PROMPT =>
Set down only the lines running from the one with "Reproduce this chart" to the one with "const xStep = 50;", both lines included, exactly as they stand, please.

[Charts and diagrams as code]
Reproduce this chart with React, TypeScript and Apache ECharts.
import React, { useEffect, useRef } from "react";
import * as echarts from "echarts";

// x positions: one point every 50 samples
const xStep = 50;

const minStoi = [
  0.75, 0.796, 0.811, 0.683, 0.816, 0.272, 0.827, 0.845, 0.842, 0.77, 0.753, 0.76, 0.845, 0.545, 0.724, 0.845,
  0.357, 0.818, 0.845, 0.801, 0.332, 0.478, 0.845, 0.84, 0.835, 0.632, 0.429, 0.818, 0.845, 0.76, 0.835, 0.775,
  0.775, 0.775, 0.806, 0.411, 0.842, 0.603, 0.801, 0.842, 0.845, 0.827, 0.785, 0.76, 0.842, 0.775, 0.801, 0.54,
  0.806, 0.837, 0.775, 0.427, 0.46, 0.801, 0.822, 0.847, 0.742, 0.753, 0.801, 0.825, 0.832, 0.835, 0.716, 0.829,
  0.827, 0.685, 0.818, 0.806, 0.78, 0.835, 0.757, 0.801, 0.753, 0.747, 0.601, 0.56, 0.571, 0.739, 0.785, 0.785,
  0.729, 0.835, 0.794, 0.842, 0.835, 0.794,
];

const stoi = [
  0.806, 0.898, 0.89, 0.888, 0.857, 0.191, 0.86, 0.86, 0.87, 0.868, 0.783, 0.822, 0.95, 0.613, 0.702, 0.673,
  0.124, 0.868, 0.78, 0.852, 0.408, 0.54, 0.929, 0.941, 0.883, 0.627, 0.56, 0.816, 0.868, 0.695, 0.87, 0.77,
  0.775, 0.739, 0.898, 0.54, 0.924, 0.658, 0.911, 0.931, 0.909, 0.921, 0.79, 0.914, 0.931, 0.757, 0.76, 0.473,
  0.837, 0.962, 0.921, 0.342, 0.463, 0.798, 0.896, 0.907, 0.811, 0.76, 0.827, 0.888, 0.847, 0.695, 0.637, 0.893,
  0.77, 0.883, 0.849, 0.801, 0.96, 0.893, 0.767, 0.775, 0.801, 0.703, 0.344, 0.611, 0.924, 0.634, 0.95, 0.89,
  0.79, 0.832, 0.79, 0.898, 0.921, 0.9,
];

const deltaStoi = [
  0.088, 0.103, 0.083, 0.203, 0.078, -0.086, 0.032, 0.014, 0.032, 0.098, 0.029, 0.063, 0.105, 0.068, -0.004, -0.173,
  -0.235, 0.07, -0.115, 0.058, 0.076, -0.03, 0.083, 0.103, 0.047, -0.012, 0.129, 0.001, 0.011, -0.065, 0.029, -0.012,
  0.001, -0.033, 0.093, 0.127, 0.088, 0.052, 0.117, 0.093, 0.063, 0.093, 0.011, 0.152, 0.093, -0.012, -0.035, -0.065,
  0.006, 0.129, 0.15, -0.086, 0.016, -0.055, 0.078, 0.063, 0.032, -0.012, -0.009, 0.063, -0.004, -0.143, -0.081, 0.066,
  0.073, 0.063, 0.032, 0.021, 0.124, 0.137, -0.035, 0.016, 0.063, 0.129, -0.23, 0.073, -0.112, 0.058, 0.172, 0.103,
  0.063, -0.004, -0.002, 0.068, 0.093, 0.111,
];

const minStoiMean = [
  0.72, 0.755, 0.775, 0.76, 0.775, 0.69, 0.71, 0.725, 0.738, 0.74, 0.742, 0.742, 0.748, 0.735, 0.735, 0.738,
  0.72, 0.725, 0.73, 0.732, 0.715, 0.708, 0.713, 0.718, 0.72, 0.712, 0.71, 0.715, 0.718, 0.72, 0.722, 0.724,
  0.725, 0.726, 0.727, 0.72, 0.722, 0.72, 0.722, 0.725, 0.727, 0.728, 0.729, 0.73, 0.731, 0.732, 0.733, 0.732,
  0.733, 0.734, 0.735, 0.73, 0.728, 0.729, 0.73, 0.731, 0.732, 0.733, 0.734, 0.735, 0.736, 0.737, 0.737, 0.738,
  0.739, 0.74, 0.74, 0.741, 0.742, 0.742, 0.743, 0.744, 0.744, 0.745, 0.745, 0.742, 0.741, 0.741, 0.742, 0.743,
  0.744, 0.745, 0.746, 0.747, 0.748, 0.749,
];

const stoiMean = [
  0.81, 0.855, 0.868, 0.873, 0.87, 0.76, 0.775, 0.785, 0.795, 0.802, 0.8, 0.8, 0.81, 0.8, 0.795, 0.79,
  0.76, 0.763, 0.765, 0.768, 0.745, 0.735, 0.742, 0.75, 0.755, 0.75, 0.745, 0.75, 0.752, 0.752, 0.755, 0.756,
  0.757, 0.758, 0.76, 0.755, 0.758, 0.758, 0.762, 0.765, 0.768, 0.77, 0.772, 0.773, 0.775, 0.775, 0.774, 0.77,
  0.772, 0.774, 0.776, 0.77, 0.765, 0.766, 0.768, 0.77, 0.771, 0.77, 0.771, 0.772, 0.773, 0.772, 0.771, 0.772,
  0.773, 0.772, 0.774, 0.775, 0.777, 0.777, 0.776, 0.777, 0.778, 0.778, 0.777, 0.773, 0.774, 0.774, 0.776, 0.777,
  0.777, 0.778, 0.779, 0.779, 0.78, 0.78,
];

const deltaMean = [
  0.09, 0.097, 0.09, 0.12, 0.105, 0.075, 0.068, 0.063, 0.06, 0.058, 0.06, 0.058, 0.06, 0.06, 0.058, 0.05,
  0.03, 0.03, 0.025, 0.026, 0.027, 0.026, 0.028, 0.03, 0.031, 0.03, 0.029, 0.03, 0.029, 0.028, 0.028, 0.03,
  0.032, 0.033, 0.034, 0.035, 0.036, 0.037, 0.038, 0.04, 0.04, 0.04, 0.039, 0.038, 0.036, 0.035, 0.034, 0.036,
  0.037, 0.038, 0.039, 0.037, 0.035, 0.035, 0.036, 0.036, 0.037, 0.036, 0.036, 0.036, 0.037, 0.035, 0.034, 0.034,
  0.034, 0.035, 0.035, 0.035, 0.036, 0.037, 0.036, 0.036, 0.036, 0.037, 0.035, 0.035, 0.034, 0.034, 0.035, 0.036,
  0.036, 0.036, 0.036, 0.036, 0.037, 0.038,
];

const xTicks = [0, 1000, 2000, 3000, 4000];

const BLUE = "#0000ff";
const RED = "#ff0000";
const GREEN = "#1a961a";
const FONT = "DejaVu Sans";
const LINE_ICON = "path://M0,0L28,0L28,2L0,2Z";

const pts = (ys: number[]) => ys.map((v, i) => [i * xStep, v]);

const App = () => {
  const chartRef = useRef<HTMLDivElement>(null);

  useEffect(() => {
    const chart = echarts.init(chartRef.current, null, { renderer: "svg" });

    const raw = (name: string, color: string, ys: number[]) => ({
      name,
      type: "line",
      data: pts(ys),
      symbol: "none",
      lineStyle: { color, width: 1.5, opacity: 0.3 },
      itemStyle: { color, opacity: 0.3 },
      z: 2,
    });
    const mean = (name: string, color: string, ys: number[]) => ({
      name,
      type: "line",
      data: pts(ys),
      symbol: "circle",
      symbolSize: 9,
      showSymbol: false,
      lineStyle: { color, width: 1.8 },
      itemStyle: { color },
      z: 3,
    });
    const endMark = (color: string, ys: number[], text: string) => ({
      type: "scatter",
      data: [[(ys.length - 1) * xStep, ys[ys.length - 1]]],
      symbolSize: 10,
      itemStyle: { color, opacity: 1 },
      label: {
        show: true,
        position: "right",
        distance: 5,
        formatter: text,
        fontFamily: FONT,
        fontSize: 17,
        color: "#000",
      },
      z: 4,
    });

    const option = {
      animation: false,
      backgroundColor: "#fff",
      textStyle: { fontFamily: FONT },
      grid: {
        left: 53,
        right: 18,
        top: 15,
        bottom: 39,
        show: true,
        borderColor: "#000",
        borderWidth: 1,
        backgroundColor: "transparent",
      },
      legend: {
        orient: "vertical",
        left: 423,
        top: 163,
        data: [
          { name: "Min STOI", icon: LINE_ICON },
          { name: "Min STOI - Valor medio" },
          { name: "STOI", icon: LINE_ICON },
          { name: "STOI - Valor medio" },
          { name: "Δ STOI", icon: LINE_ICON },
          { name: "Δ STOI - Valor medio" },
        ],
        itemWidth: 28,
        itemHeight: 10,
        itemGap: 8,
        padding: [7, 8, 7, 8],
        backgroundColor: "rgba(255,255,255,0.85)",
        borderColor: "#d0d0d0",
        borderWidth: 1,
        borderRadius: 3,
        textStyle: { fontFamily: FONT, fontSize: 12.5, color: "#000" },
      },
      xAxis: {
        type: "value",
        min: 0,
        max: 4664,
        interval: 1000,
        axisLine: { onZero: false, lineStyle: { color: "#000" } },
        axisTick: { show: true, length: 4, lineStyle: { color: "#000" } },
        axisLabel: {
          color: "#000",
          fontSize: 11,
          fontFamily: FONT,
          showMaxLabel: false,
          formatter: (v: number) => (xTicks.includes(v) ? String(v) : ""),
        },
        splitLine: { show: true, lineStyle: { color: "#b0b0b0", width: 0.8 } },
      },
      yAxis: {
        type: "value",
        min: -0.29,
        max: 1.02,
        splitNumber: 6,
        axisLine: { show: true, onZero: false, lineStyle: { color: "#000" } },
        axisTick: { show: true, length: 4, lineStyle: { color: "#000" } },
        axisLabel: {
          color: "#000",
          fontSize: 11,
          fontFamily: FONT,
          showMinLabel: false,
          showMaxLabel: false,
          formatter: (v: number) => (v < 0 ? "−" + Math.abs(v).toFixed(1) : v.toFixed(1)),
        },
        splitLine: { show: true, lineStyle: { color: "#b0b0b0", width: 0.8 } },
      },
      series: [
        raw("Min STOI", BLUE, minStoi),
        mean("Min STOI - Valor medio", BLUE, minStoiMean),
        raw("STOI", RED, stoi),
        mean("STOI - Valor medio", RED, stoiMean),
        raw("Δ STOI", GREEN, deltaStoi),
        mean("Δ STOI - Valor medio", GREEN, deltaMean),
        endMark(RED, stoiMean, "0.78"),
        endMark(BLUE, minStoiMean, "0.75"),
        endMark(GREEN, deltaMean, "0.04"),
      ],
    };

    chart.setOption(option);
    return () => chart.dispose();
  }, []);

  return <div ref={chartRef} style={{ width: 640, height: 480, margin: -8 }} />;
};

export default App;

--

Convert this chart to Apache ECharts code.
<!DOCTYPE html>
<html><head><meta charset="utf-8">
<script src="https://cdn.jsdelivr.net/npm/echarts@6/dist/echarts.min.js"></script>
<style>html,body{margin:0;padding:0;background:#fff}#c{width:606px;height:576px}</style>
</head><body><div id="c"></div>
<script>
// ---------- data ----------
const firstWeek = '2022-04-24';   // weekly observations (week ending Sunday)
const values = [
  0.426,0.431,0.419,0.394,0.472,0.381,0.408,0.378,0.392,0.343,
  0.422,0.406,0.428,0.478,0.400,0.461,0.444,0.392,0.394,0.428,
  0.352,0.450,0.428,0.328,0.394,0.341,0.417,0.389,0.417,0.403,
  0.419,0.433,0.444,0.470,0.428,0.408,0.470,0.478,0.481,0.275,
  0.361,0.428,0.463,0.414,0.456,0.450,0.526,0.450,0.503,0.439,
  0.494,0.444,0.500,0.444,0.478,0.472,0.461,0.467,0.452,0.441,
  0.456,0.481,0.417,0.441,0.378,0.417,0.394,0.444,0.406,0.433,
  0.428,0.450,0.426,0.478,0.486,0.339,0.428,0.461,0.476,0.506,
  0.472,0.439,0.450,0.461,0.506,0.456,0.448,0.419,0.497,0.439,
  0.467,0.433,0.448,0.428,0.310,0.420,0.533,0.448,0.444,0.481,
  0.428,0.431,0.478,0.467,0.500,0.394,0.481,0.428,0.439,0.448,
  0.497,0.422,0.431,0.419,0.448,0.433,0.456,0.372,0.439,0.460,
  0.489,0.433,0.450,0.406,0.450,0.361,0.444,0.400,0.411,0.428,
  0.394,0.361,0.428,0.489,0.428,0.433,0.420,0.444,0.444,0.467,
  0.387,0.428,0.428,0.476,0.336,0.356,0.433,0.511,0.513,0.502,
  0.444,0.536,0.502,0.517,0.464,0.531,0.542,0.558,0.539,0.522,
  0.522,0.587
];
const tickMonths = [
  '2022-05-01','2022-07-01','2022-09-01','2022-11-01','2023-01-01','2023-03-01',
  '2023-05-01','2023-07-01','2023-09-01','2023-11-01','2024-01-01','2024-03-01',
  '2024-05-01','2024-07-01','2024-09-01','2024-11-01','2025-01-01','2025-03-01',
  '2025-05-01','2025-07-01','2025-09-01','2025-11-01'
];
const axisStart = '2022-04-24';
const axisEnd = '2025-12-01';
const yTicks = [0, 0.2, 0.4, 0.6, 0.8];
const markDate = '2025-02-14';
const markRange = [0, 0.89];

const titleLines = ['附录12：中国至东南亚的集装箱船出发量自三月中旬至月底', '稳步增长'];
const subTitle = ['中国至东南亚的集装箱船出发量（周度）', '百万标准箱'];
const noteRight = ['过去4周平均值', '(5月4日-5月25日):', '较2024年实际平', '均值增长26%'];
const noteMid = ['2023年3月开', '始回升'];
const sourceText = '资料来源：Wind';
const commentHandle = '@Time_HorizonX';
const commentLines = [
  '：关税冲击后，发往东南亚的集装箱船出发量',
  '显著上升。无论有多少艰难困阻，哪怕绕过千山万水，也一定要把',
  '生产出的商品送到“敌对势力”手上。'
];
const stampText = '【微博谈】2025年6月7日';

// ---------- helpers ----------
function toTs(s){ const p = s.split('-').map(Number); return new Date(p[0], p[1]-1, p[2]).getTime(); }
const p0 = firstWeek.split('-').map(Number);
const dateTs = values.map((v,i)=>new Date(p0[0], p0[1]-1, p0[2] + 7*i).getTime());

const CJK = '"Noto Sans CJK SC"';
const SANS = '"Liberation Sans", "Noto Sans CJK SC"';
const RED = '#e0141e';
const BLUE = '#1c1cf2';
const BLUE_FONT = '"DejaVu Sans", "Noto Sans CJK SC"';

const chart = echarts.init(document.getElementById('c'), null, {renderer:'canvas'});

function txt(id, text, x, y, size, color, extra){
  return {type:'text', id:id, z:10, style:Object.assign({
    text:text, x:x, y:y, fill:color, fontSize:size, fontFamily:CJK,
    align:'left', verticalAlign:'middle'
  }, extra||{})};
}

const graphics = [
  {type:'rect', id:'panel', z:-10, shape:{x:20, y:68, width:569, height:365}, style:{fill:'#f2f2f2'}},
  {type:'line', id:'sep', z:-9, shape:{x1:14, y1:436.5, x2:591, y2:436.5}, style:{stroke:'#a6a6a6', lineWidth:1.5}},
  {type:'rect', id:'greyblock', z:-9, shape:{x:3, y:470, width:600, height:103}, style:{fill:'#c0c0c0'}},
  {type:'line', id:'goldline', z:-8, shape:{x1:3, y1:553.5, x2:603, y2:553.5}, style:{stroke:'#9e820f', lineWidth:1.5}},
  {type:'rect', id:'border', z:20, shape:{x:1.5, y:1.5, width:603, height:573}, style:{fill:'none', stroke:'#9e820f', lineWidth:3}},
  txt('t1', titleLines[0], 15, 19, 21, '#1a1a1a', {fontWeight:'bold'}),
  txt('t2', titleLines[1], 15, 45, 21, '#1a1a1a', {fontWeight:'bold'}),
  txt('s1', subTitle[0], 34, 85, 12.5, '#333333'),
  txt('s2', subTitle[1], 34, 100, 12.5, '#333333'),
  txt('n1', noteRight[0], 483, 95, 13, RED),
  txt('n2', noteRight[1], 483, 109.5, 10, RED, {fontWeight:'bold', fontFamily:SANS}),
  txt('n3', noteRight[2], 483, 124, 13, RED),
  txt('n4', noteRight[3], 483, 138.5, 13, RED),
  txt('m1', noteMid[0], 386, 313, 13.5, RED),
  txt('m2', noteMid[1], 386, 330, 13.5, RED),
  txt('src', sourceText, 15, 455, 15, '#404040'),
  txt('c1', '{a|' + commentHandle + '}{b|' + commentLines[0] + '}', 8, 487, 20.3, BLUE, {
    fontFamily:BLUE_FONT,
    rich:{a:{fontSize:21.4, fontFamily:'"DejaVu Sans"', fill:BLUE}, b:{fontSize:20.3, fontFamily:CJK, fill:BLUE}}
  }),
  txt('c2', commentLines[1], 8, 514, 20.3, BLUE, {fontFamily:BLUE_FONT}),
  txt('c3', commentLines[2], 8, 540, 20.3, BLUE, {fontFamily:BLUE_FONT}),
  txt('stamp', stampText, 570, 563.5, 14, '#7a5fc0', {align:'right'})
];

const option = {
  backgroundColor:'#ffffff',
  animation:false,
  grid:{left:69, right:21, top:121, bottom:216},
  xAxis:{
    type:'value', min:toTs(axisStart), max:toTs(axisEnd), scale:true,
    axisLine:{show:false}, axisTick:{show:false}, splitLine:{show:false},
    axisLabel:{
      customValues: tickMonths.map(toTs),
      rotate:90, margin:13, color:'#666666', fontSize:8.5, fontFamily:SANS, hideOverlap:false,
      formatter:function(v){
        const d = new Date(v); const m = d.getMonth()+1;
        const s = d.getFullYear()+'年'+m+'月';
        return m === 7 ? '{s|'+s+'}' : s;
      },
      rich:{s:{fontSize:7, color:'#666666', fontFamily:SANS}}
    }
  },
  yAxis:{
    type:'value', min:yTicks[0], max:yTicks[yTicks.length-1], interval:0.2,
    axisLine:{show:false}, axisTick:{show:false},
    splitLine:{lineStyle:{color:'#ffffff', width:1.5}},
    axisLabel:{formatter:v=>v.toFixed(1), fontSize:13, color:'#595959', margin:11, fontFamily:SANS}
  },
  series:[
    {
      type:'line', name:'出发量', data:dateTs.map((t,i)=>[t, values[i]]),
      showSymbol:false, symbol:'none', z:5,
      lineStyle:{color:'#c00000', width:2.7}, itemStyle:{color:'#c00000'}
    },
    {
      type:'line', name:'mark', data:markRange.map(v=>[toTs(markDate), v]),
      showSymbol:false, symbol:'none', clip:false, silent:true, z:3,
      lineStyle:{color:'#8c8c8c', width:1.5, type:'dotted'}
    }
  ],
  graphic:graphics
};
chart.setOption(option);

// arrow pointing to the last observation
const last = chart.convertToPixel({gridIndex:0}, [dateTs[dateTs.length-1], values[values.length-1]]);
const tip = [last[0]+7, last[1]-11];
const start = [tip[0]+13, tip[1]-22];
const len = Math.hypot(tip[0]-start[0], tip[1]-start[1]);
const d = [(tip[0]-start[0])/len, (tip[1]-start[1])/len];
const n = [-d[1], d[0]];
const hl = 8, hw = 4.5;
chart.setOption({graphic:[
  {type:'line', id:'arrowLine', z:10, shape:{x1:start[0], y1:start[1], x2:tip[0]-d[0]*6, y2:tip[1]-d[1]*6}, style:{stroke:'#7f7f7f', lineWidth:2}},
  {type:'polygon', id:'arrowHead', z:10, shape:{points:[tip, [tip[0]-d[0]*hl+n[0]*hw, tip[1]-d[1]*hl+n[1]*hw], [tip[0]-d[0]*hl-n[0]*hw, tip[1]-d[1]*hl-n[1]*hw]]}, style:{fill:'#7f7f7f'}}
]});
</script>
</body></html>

FULL SOLUTION =>
Reproduce this chart with React, TypeScript and Apache ECharts.
import React, { useEffect, useRef } from "react";
import * as echarts from "echarts";

// x positions: one point every 50 samples
const xStep = 50;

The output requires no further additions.